I’m normally able to boot an LE10 image on devices that have vendor u-boot on emmc using the “box” image which has LE tweaked s905_autoscript and boot.scr files in the root folder; one of them will be found on SD or USB. The u-boot Raxda factory shipped with my sample did not find these files (even with pressing the button and a USB attached) and kept booting into Android. Once I connected a UART cable I could interrupt u-boot (hit space during early boot) and from the u-boot console I could run:
fatload mmc 0 1020000 s905_autoscript
autoscr 1020000
This got me to a working LE10 install running from SD card, and from there I was able to erase vendor u-boot from emmc:
echo 0 > /sys/block/mmcblk1boot1/force_ro
echo 0 > /sys/block/mmcblk1boot0/force_ro
Once that was done the device would boot the “radxa-zero” LE10 image that contains mainine u-boot from either USB or SD media.

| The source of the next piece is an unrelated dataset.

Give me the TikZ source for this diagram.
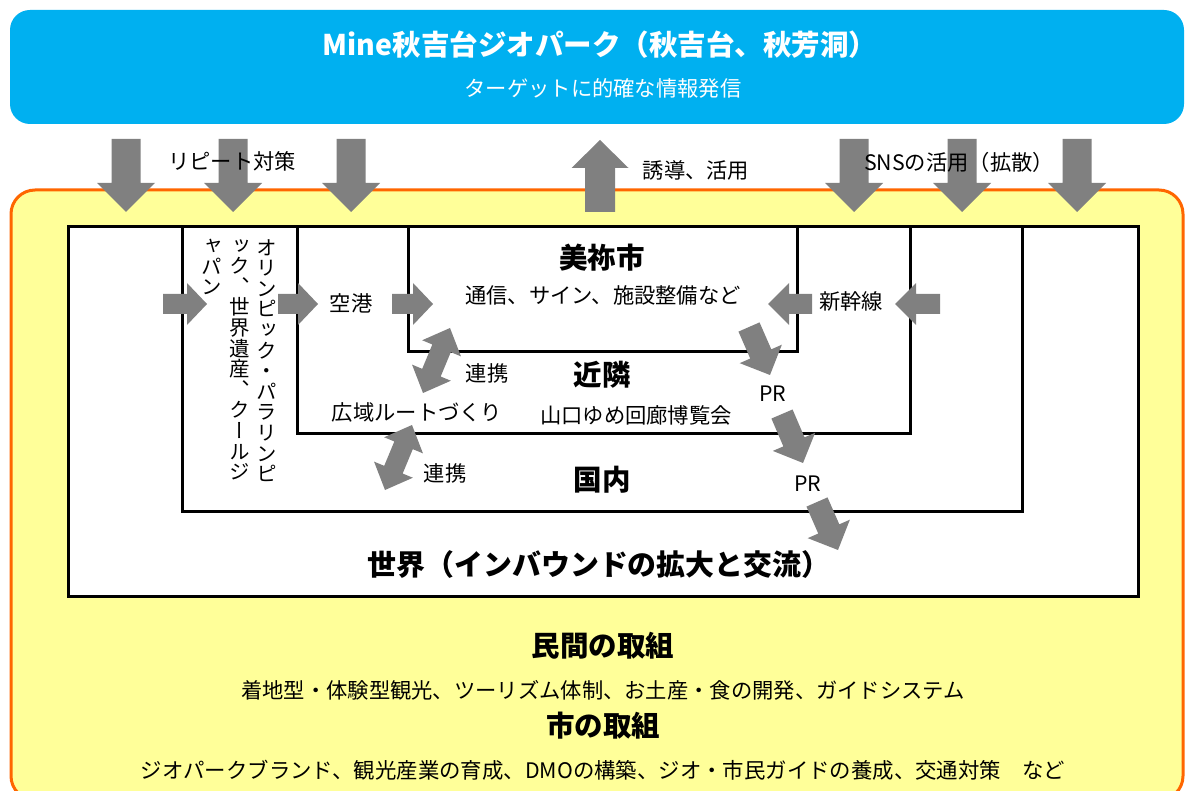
\documentclass[tikz,border=0pt]{standalone}
\usepackage{fontspec}
\setmainfont{Noto Sans CJK JP}
\newfontfamily\vjp[RawFeature=+vert]{Noto Sans CJK JP}
\usetikzlibrary{calc}
\definecolor{bannerblue}{HTML}{00B0F0}
\definecolor{paleyellow}{HTML}{FFFF99}
\definecolor{borderorange}{HTML}{FF6600}
\definecolor{arrowgray}{HTML}{808080}
% #1 tail, #2 tip, #3 shaft half width, #4 head half width, #5 head length
\newcommand\blockarrow[5]{%
  \coordinate (ba-h) at ($(#2)!#5pt!(#1)$);
  \fill[arrowgray] ($(#1)!#3pt!90:(#2)$) -- ($(ba-h)!#3pt!90:(#2)$) -- ($(ba-h)!#4pt!90:(#2)$) -- (#2)
    -- ($(ba-h)!#4pt!-90:(#2)$) -- ($(ba-h)!#3pt!-90:(#2)$) -- ($(#1)!#3pt!-90:(#2)$) -- cycle;
}
% #1 end one, #2 end two, #3 shaft half width, #4 head half width, #5 head length
\newcommand\dblarrow[5]{%
  \coordinate (da-a) at ($(#1)!#5pt!(#2)$);
  \coordinate (da-b) at ($(#2)!#5pt!(#1)$);
  \fill[arrowgray] (#2) -- ($(da-b)!#4pt!90:(#2)$) -- ($(da-b)!#3pt!90:(#2)$) -- ($(da-a)!#3pt!90:(#2)$)
    -- ($(da-a)!#4pt!90:(#2)$) -- (#1) -- ($(da-a)!#4pt!-90:(#2)$) -- ($(da-a)!#3pt!-90:(#2)$)
    -- ($(da-b)!#3pt!-90:(#2)$) -- ($(da-b)!#4pt!-90:(#2)$) -- cycle;
}
\tikzset{
  txt/.style={inner sep=0pt, font=\fontsize{21.3}{24}\selectfont},
  head/.style={inner sep=0pt, font=\fontsize{28.5}{30}\selectfont\bfseries},
  vtext/.style={inner sep=0pt, anchor=north, align=center, font=\vjp\fontsize{20.5}{20.6}\selectfont},
  boxline/.style={line width=3pt},
}
\begin{document}
\begin{tikzpicture}[x=1pt,y=-1pt]
\useasboundingbox (0,0) rectangle (1186,791);
\clip (0,0) rectangle (1186,791);
\fill[white] (0,0) rectangle (1186,791);
% banner
\fill[bannerblue, rounded corners=20pt] (10,10) rectangle (1184,124);
\node[head, white, font=\fontsize{28.5}{30}\selectfont\bfseries] (title) at (600,45) {Mine秋吉台ジオパーク（秋吉台、秋芳洞）};
\node[txt, white] (subtitle) at (603,88) {ターゲットに的確な情報発信};
% yellow area
\draw[borderorange, line width=3pt, fill=paleyellow, rounded corners=24pt] (11,190) rectangle (1183,800);
% nested boxes
\draw[boxline, fill=white] (68,227) rectangle (1138,596);
\draw[boxline] (182,227) |- (1022,511) -- (1022,227);
\draw[boxline] (297,227) |- (910,433) -- (910,227);
\draw[boxline] (408,227) |- (797,352) -- (797,227);
% top arrows
\foreach \x [count=\i] in {126,233,351,854,962,1077}{
  \coordinate (dt\i) at (\x,139);
  \coordinate (dp\i) at (\x,212);
  \blockarrow{dt\i}{dp\i}{14.5}{29}{29}
}
\coordinate (ut) at (600,212);
\coordinate (up) at (600,140);
\blockarrow{ut}{up}{15}{28.5}{28}
\node[txt] (repeat) at (232,161) {リピート対策};
\node[txt] (induce) at (696,170) {誘導、活用};
\node[txt] (sns) at (959,162) {SNSの活用（拡散）};
% horizontal arrows
\coordinate (hA1) at (163,304); \coordinate (hA2) at (207,304);
\coordinate (hB1) at (278,304); \coordinate (hB2) at (318,304);
\coordinate (hC1) at (392,304); \coordinate (hC2) at (433,304);
\coordinate (hD1) at (812,304); \coordinate (hD2) at (768,304);
\coordinate (hE1) at (940,304); \coordinate (hE2) at (895,304);
\blockarrow{hA1}{hA2}{10}{21}{20}
\blockarrow{hB1}{hB2}{10}{21}{20}
\blockarrow{hC1}{hC2}{10}{21}{20}
\blockarrow{hD1}{hD2}{10}{21}{21}
\blockarrow{hE1}{hE2}{10}{21}{21}
% double arrows
\coordinate (d1a) at (423,393); \coordinate (d1b) at (450,328);
\coordinate (d2a) at (385,490); \coordinate (d2b) at (412,425);
\dblarrow{d1a}{d1b}{10}{21}{22}
\dblarrow{d2a}{d2b}{10}{21}{22}
% PR arrows
\coordinate (p1a) at (749,327); \coordinate (p1b) at (770,375);
\coordinate (p2a) at (782,414); \coordinate (p2b) at (803,463);
\coordinate (p3a) at (817,502); \coordinate (p3b) at (838,550);
\blockarrow{p1a}{p1b}{11.5}{23}{23}
\blockarrow{p2a}{p2b}{11.5}{23}{23}
\blockarrow{p3a}{p3b}{11.5}{23}{23}
% texts inside boxes
\node[head] (mine) at (602,258) {美祢市};
\node[txt] (mine-sub) at (603,295) {通信、サイン、施設整備など};
\node[head] (near) at (602,375) {近隣};
\node[txt] (near-sub) at (636,415) {山口ゆめ回廊博覧会};
\node[txt] (route) at (417,412) {広域ルートづくり};
\node[txt] (link1) at (487,373) {連携};
\node[txt] (link2) at (445,473) {連携};
\node[head] (domestic) at (602,480) {国内};
\node[txt] (pr1) at (773,394) {PR};
\node[txt] (pr2) at (808,484) {PR};
\node[head, font=\fontsize{28.9}{30}\selectfont\bfseries] (world) at (599,565) {世界（インバウンドの拡大と交流）};
\node[txt] (airport) at (351,303) {空港};
\node[txt] (shinkansen) at (851,301) {新幹線};
% vertical text
\node[vtext] (col1) at (267,239) {オ\\リ\\ン\\ピ\\ッ\\ク\\・\\パ\\ラ\\リ\\ン\\ピ};
\node[vtext] (col2) at (240,239) {ッ\\ク\\、\\世\\界\\遺\\産\\、\\ク\\ー\\ル\\ジ};
\node[vtext] (col3) at (212,239) {ャ\\パ\\ン};
% bottom texts
\node[head] (private) at (603,646) {民間の取組};
\node[txt] (private-sub) at (603,690) {着地型・体験型観光、ツーリズム体制、お土産・食の開発、ガイドシステム};
\node[head] (city) at (603,726) {市の取組};
\node[txt, font=\fontsize{21.4}{24}\selectfont] (city-sub) at (603,770) {ジオパークブランド、観光産業の育成、DMOの構築、ジオ・市民ガイドの養成、交通対策　など};
\end{tikzpicture}
\end{document}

IIRC mainline u-boot should look for /boot.scr in the root folder in addition to /extlinux/extlinux.conf which is the preferred boot-config file for modern u-boot. However, I’m not sure it will be successful with vendor kernel based images. It should be fairly trivial to load the dtb and kernel files, but if the kernel has dependencies on stuff being handed off from vendor u-boot (which I think is the case) I’d expect to see it panic and fail in some way. It’s not something I’ve ever tested though.

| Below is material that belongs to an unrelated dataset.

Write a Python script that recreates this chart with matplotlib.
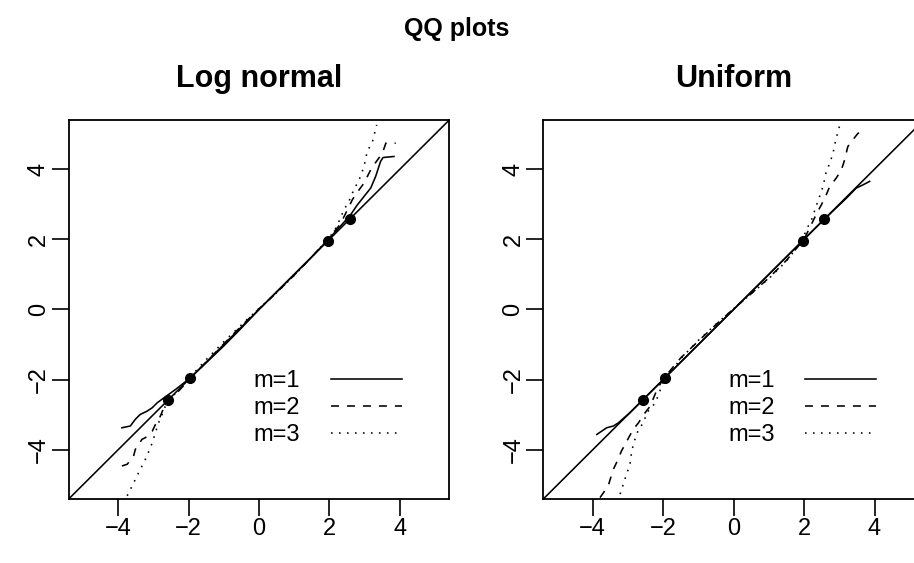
import matplotlib
matplotlib.use("Agg")
import matplotlib.pyplot as plt

plt.rcParams["font.family"] = ["Liberation Sans", "DejaVu Sans"]

# Log normal panel: theoretical vs sample quantiles, m = 1, 2, 3
ln_m1_x = [-3.89, -3.65, -3.51, -3.37, -3.18, -3.03, -2.89, -2.70, -2.37, -1.95, -1.5, -1.0, -0.5, 0.0,
           0.5, 1.0, 1.5, 1.95, 2.30, 2.60, 2.79, 2.98, 3.17, 3.31, 3.45, 3.52, 3.83]
ln_m1_y = [-3.37, -3.32, -3.13, -2.99, -2.90, -2.80, -2.66, -2.52, -2.28, -1.95, -1.52, -1.04, -0.53, 0.0,
           0.50, 1.00, 1.50, 1.98, 2.36, 2.70, 2.98, 3.22, 3.46, 3.79, 4.22, 4.33, 4.36]
ln_m2_x = [-3.89, -3.74, -3.56, -3.51, -3.32, -3.22, -3.03, -2.94, -2.80, -2.70, -2.40, -1.95, -1.5, -1.0,
           -0.5, 0.0, 0.5, 1.0, 1.5, 1.95, 2.30, 2.51, 2.65, 2.84, 2.98, 3.17, 3.26, 3.50, 3.60, 3.88]
ln_m2_y = [-4.46, -4.41, -4.18, -3.99, -3.70, -3.65, -3.47, -3.28, -3.04, -2.80, -2.45, -1.97, -1.50, -0.98,
           -0.47, 0.02, 0.48, 0.98, 1.50, 2.00, 2.42, 2.84, 3.13, 3.41, 3.60, 3.98, 4.12, 4.45, 4.74, 4.74]
ln_m3_x = [-3.74, -3.60, -3.46, -3.32, -3.18, -3.03, -2.94, -2.85, -2.75, -2.66, -2.40, -2.0, -1.5, -1.0,
           -0.5, 0.0, 0.5, 1.0, 1.5, 2.0, 2.2, 2.41, 2.55, 2.69, 2.84, 2.98, 3.07, 3.22, 3.34]
ln_m3_y = [-5.31, -5.03, -4.74, -4.46, -4.18, -3.80, -3.51, -3.23, -2.99, -2.76, -2.42, -1.98, -1.43, -0.92,
           -0.44, 0.03, 0.48, 0.97, 1.50, 2.05, 2.35, 2.84, 3.08, 3.41, 3.69, 4.07, 4.50, 4.78, 5.26]

# Uniform panel
un_m1_x = [-3.88, -3.60, -3.41, -3.27, -2.94, -2.5, -2.0, -1.5, -1.0, -0.5, 0.0, 0.5, 1.0, 1.5, 2.0,
           2.5, 3.0, 3.20, 3.48, 3.67, 3.86]
un_m1_y = [-3.56, -3.37, -3.32, -3.23, -2.94, -2.50, -2.0, -1.50, -1.0, -0.50, 0.0, 0.5, 1.0, 1.50, 2.0,
           2.50, 2.98, 3.17, 3.46, 3.55, 3.65]
un_m2_x = [-3.79, -3.56, -3.41, -3.32, -3.18, -3.03, -2.85, -2.70, -2.51, -2.37, -2.18, -2.0, -1.5, -1.0,
           -0.5, 0.0, 0.5, 1.0, 1.5, 2.0, 2.39, 2.49, 2.63, 2.73, 2.91, 3.06, 3.15, 3.24, 3.34, 3.53, 3.72]
un_m2_y = [-5.36, -5.03, -4.55, -4.36, -4.03, -3.75, -3.42, -3.23, -2.94, -2.76, -2.30, -1.98, -1.38, -0.90,
           -0.43, 0.02, 0.45, 0.90, 1.40, 2.0, 2.80, 2.98, 3.27, 3.51, 3.74, 3.98, 4.26, 4.64, 4.78, 5.02, 5.07]
un_m3_x = [-3.22, -3.13, -3.04, -2.94, -2.89, -2.80, -2.70, -2.56, -2.46, -2.22, -2.0, -1.5, -1.0, -0.5,
           0.0, 0.5, 1.0, 1.5, 1.92, 2.11, 2.21, 2.39, 2.54, 2.63, 2.73, 2.82, 2.91, 2.99, 3.03]
un_m3_y = [-5.26, -4.98, -4.70, -4.41, -4.03, -3.70, -3.42, -3.23, -2.94, -2.66, -2.08, -1.40, -0.88, -0.42,
           0.02, 0.45, 0.88, 1.38, 1.93, 2.36, 2.55, 3.08, 3.51, 3.93, 4.17, 4.45, 4.88, 5.16, 5.35]

# normal quantiles at 97.5% and 99.5%
ref_pts = [-2.576, -1.96, 1.96, 2.576]

panels = [
    ("Log normal", [(ln_m1_x, ln_m1_y), (ln_m2_x, ln_m2_y), (ln_m3_x, ln_m3_y)]),
    ("Uniform", [(un_m1_x, un_m1_y), (un_m2_x, un_m2_y), (un_m3_x, un_m3_y)]),
]
labels = ["m=1", "m=2", "m=3"]
ticks = [-4, -2, 0, 2, 4]
lims = (-5.4, 5.4)

lw = 1.15
styles = ["-", (0, (5, 5)), (0, (1, 4))]

fig = plt.figure(figsize=(9.14, 5.63), dpi=100)
fig.text(0.5, 0.936, "QQ plots", ha="center", va="baseline", fontsize=18, fontweight="bold")

lefts = [68.7 / 914, 543.3 / 914]
for (title, curves), left in zip(panels, lefts):
    ax = fig.add_axes([left, 0.1137, 0.4164, 0.6732])
    ax.set_xlim(lims)
    ax.set_ylim(lims)
    ax.axline((0, 0), slope=1, color="black", lw=lw)
    handles = []
    for (xs, ys), ls in zip(curves, styles):
        h, = ax.plot(xs, ys, color="black", lw=lw, linestyle=ls)
        handles.append(h)
    ax.plot(ref_pts, ref_pts, "o", color="black", ms=7)
    ax.set_xticks(ticks)
    ax.set_yticks(ticks)
    ax.tick_params(direction="out", length=12.5, width=1.2, labelsize=17, pad=1)
    ax.tick_params(axis="y", labelrotation=90)
    for lbl in ax.get_yticklabels():
        lbl.set_va("center")
    for sp in ax.spines.values():
        sp.set_linewidth(1.3)
    ax.set_title(title, fontsize=22, fontweight="bold", pad=24)
    ax.legend(handles, labels, loc="upper right", bbox_to_anchor=(4.05, -1.72), bbox_transform=ax.transData,
              frameon=False, markerfirst=False, fontsize=17, handlelength=3.0, handletextpad=1.3,
              labelspacing=0.22, borderpad=0, borderaxespad=0)

fig.savefig("out.png", dpi=100)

If you wanted to experiment, erase Radxa u-boot, then take https://chewitt.libreelec.tv/testing/LibreELEC-AMLGX.arm-10.0.0-radxa-zero.img.gz (has mainlline u-boot) and drop renamed kernel.img > KERNEL and dtb.img > meson-g12a-radxa-zero.dtb files into the root folder. You might also need to ammend the console bits in extlinux.conf as vendor and mainline kernels use a different /dev/device naming for the serial device.